A New Line of Subtle, Glamorous Clothes

A New Line of Subtle, Glamorous Clothes

As a child, the fashion designer Michelle Rhee was rather shy and fascinated by how, in lieu of spoken words, clothes could communicate on behalf of their wearer. “That always gave me a sense of confidence,” says Rhee, who’s drawn to minimal but evocative aesthetic objects of all kinds. No wonder that, when she studied art history in college, she was taken with German Expressionism, the early 20th-century movement whose practitioners dispensed with strict realism, leading instead with their emotions. “There’s a classicness to those paintings, and yet they’re charged with so much energy,” says Rhee, 33. The same might be said of the 18 pieces that make up the inaugural collection of her namesake label, which launched earlier this month and stands to become a favorite of women who want to dress simply but not quietly.

That tension between subtlety and boldness exists within the designs alongside others: between soft and structured fabrics, flowing and fitted constructions and more and less formal elements. There’s a shirtdress with epaulets that would look more utilitarian if the piece weren’t made of double-faced satin. There’s a double-breasted taupe wool-blend blazer that recalls tailored men’s wear — and that can be paired with a delicate triangle bra and a wool-blend skirt with belt loops and a zip fly. A long-sleeved foiled jersey dress is knotted at the sternum and has a skirt with statuesque folds. “That’s the glam moment,” Rhee says. Another dress, available in black or fuchsia, features a voluminous ankle-length chiffon skirt with a ribbonlike hem that emerges from a boxy satin top with a deep U-neck. It’s easy to imagine encountering a sophisticated woman in it at a cocktail party, which is to say that these are grown-up clothes that are more than merely pretty; Rhee has also imbued them with strength.

They’re looks that have been forming in her mind, consciously or otherwise, for a long time. An internship at Harper’s Bazaar during her sophomore year at N.Y.U. prompted Rhee, who in her teen years would drive from her Los Angeles suburb into the city to shop at vintage stores, and eagerly awaited her copy of Vogue each month, to consider a career in fashion. “I grew up in a community where the focus was on academic rigor, so even though I instinctively loved clothes, it just hadn’t occurred to me,” she says. “Then I realized it was a completely valid thing to pursue and held so much potential.”
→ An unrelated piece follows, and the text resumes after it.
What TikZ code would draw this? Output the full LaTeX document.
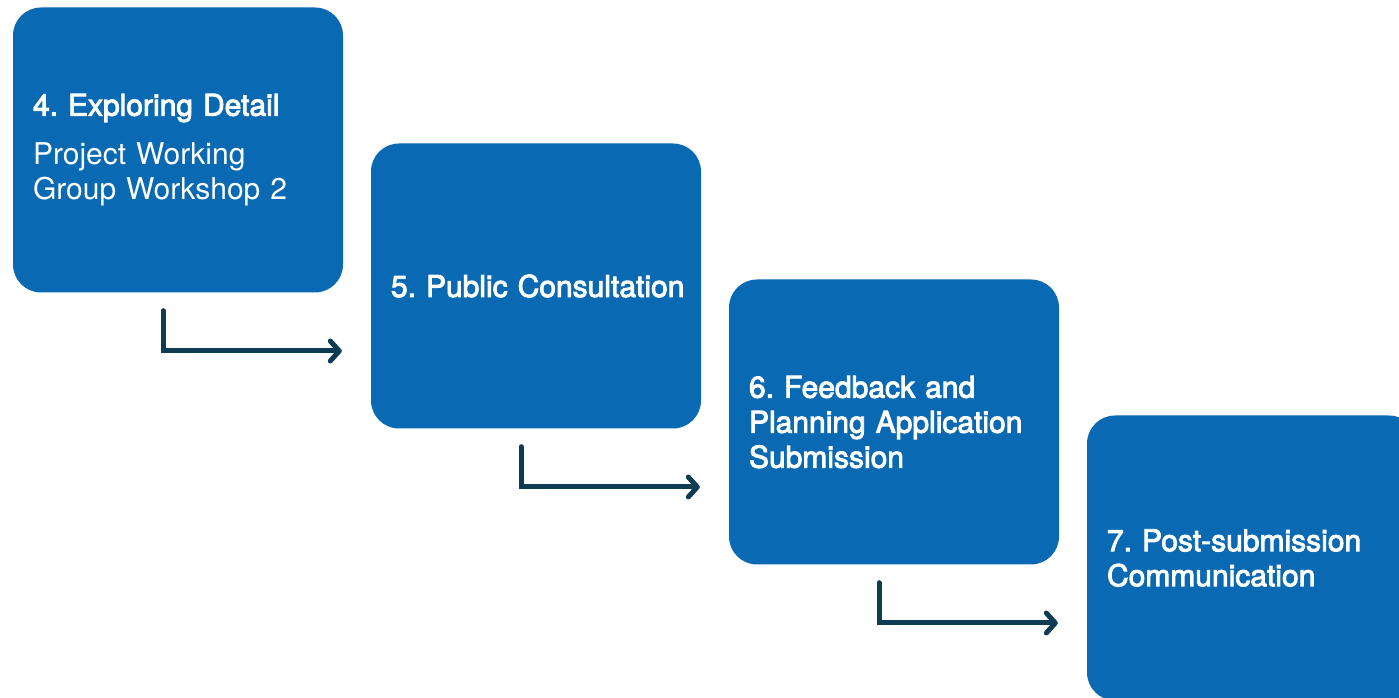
\documentclass[tikz,border=0pt]{standalone}
\usepackage{fontspec}
\setmainfont{TeX Gyre Heros}
\newfontfamily\medfont[FakeBold=3]{TeX Gyre Heros}
\usetikzlibrary{positioning,arrows.meta}

\definecolor{stageblue}{HTML}{0A69B3}
\definecolor{flowteal}{HTML}{0E3C55}

\begin{document}
\frenchspacing
\hyphenpenalty=10000
\begin{tikzpicture} [x=1pt,y=1pt,
		stage/.style={rectangle,rounded corners=28pt,fill=stageblue,text=white,
			minimum width=330pt,minimum height=285pt,text width=290pt,align=left,
			inner sep=0pt,font=\fontsize{30}{35}\selectfont},
		flow/.style={draw=flowteal,line width=5pt,line cap=round,
			-{Straight Barb[round,length=9pt,width=20pt]}}]

	\useasboundingbox (0,0) rectangle (1399,698);
	\clip (0,0) rectangle (1399,698);

	\node [stage] (stage-4) at ( 178,548) {{\medfont 4. Exploring Detail}\\[14pt]
		Project Working\\Group Workshop 2};
	\node [stage] (stage-5) at ( 536,412) {\medfont\mbox{5. Public Consultation}};
	\node [stage] (stage-6) at ( 894,276) {\medfont 6. Feedback and\\
		Planning Application\\Submission};
	\node [stage] (stage-7) at (1252,140) {\medfont 7. Post-submission\\
		Communication};

	\foreach \from/\to in {4/5,5/6,6/7} {
		\coordinate (out-\from) at ([xshift=-15pt,yshift=-18pt]stage-\from.south);
		\coordinate (in-\to) at ([xshift=-29pt,yshift=-65pt]stage-\to.west);
		\draw [flow] (out-\from) |- (in-\to);
	}
\end{tikzpicture}
\end{document}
In 2012, Rhee enrolled in an associate’s design program at Parsons and, before she graduated, she accepted a job at Marc Jacobs, which gave her a look at the inner workings of a major house, one helmed by a designer with, she says, “a huge imagination for what fashion can be.” Her next post, at Derek Lam, taught her how to design clothes that women reach for daily, and then she went in-house at the New York line Area, which she admires for its range and technical daring. “It’s about drawing out what part of you can connect,” she says of designing for other brands but, by the beginning of last year, she felt ready to build her own.

After some self-reflection, she found that her personal philosophy of fashion isn’t very different from what it was when she was young. “I want to give a new language for people to be able to express themselves,” she says, “with the most special version of whatever it is they end up wearing.” That’s meant partnering with fabric mills, patternmakers and factories that she trusts and getting every piece just so. But Rhee wants to create more than an impeccable wardrobe — she’s looking to establish, as the brand grows, a community. “It starts with the people I’m working with,” she says. “Thinking big picture about my purpose in life, I want to be someone who cares and nurtures.”

That doesn’t mean she’s naïve about the pace of fashion or New York, though. She’s looking forward to expanding into knitwear and, when she talks about her client, which is often — Rhee is the kind of designer who never forgets that her designs will be worn — she describes her, first and foremost, as a woman in motion. Toward the end of the look book for this first offering, which is available for preorder on the brand’s website, there is a four-panel grid of images that read like film stills: A woman in a suede and leather patchwork coat approaches a tree; then she passes behind it and less and less of her is visible behind its trunk until, in the last photo, she is gone. “She has to be able to imagine herself walking around the city and going places,” says Rhee. In other words, she has to be able to imagine herself living, which happens to be the name of the collection.